While North Korea is not officially at war, it has been preparing for an attack on South Korea since the 1960s. Russian subsidies helped, until the Soviet Union collapsed in 1991 and the subsidies ceased. In North Korea the 1990s were known as the decade of difficulties. Without the Soviet subsidies, there was widespread hunger and starvation. Over five percent of the population starved to death. Worse, it was in the 1990s that the more prosperous South Korea became a valuable trading partner with China. South Korea had become a world leader in the development and production of new technologies that China needed.

China regarded North Korea as a charity case, kept alive by Chinese aid because another ally, Russia, insisted on such support for the country Russia has been supporting since the Korean War of 1950-53. It was Russia that ordered North Korea to attack South Korea in 1950, telling the North Koreans that South Korea was weak and had no allies. The weakness was real, but the Russians misjudged the degree of foreign support South Korea would quickly receive from the United States and eventually most western nations. As a result, China sent three million soldiers and civilian workers to North Korea. This was to prevent North Korea from losing the war to the advancing South Korean and American troops, who were reinforced by soldiers from American allies. China lost nearly 200,000 soldiers during the war and the last Chinese soldiers did not leave North Korea until 1958. North Korea suffered heavier military and civilian losses and the North Korean economy was devastated. North Korea has never recovered from the damage suffered during the war.

South Korea has, largely due to its democratic form of government and market economy. North Korea long told its people that they were better off than the southerners, who were slaves to the Americans. It took several decades for North Koreans to realize that the South Koreans were much wealthier and not slaves to the Americans, but trading partners with the United States, Japan, China, and nations worldwide. On a per capita basis, South Koreans were twenty times wealthier than North Koreas. The discovery by North Korean civilians of South Korea’s higher standard of living seems to have been precipitated by the invasion of North Korea by South Korean soap operas via ultra-cheap imported surplus Chinese CD players, made obsolete by DVDs, featuring pirated CD versions of South Korean soap opera episodes.

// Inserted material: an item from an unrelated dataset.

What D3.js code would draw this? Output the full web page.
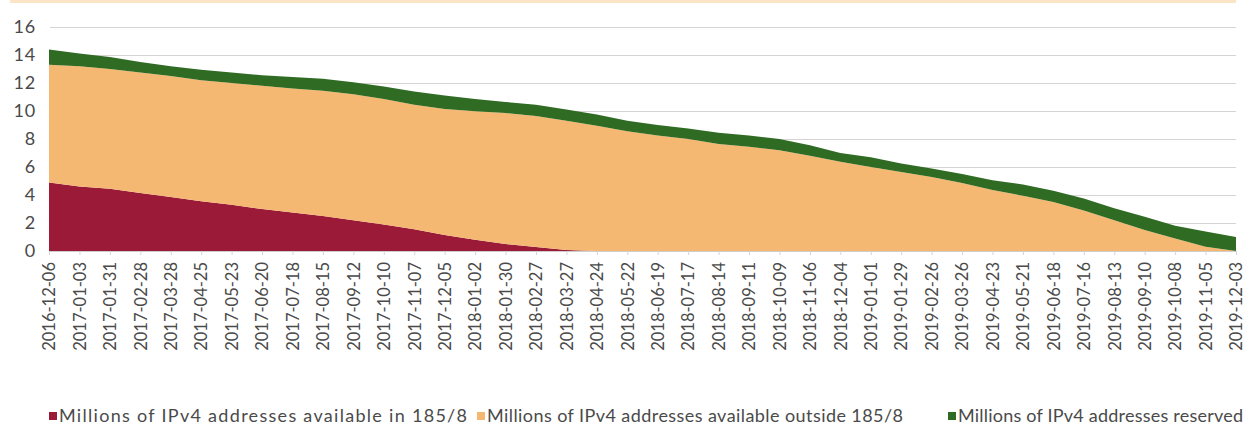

While China is still communist, it adopted a free market economy in the 1980s and has prospered. North Korea refused Chinese suggestions that they do the same. North Korean leaders feared that more prosperous North Koreans would be more difficult to rule. North Korea remains an impoverished communist monarchy with leaders that refuse to change. North Korea did develop nuclear weapons, and that bothers the Chinese because they tried and were unable to persuade North Korea to drop the nuclear weapons program and devote those resources to the North Korean economy. The result has been a lot of hungry, angry, and nuclear armed North Koreans.